One lesson is clear, when using compressed air the volume under compression should be minimized. The tunnel had to be recovered and the cross passage and sump constructed in water bearing Thanet Sands with pressures up to 2.8 bar. Thanet Sands are a very dense sand but inherently unstable in the presence of water. Interestingly another flooding occurred from the Thanet Sands during construction of the London Water Ring Main flooding in 1989.

A freezing solution was studied in detail which involved 80 freeze pipes but required access from both tunnels but the flooded tunnel was not available initially. In addition, as at Storebælt, some of the freeze pipes were probably impractical to drill requiring a very acute angle in the crown of the main tunnel.

Drilling wellpoints from the tunnel, as at Storebælt, was even more onerous because of drilling into high pore pressure sands. The solution adopted was to use the relatively newly available wellscreens with very fine, 0.3mm wide, slots and developing a natural filter. Drilling was very challenging but the wellpoints after drilling immediately yielded a full bore flow of clear water. Eight wellpoints were drilled from the available main tunnel.

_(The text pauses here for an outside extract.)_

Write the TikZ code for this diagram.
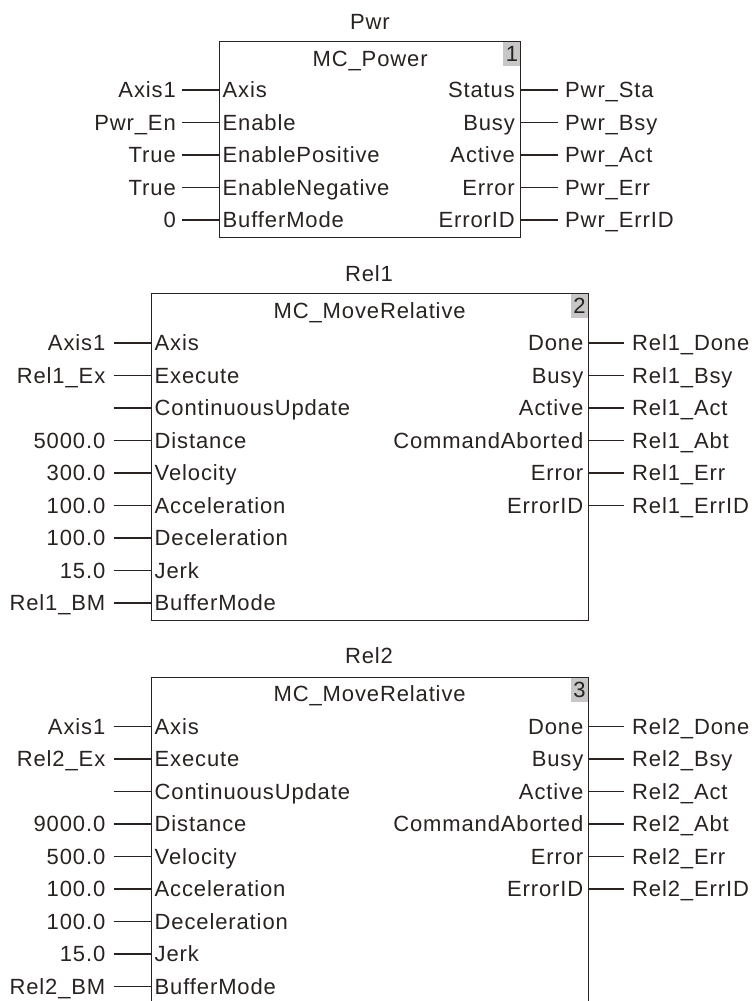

In addition eight wells were drilled from a jack up barge in the River to abstract water from the Chalk and drain the overlying Thanet Sands. These wells were similar to the Moses wells at Storebælt.

The final solution used was a combination of the two dewatering schemes and limited compressed air with a maximum pressure of 0.9 bar. The three independent components are important because as at Storebælt the failure of any one component must not result in a catastrophic flooding.

The programme described at the docklands light railway was successful, the tunnel recovered and the projected completed on programme.

Hartwell finished by saying “certain opinions expressed above may contravene old non disclosure type arrangements. I believe strongly that honest disclosure of facts when things have gone wrong is important for future engineers to learn from”.